In Idaho Falls the runoff elections for City Council and mayor started when councilman Thomas Hally was running. He said City Council thought there needed to be a substantial win for candidates, but they wanted to make sure the decision for runoff elections was unanimous.
"We decided why don't we just put it up for an advisory vote for the next election we have?" said Hally.
The people of Idaho Falls voted in favor of the new process, but the ballot never mentioned that additional elections would cost the city $40,000, which has some taxpayers on the fence.

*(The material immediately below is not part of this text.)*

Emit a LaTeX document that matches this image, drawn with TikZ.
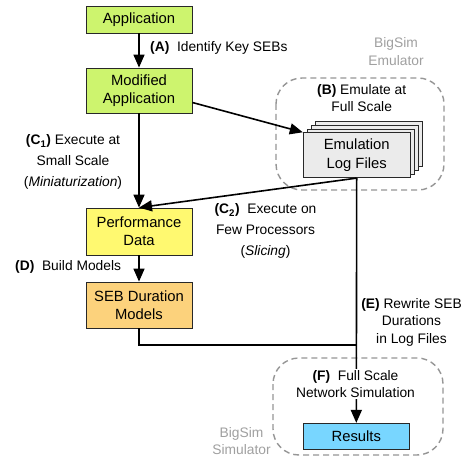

"That's a considerably large amount of money, but when you have the close elections that we have, people are going to say, 'Well yeah, but it makes a difference.' We'll see if it makes a difference," said Hally.
Do voters really want to gamble with city dollars just to make sure the right person gets voted into office twice? Blackfoot has tried to avoid some of the re-election expenses. When City Council motioned to do away with City Council runoffs, it saved tax dollars, but the bill is still pretty high. Election Manager Marlene Jensen said based on last years run off election the bill is well into the thousands.
"We're projecting that the expense for the city of Blackfoot will be about $6,000," she said.
Although the city no longer has a City Council runoff , it kept the mayoral runoff. Jensen believes it's worth it.
"If you don't have a majority of your voters, I think there are a lot of repercussions down the road for the mayor to continually have the support of the people in the city," said Jensen.
Blackfoot Mayor Mike Virtue said other options could be considered in the future, while Idaho Falls said another advisory vote would be the way to go in determining whether to do away with process.
Runoff Election Day is set for Dec 3.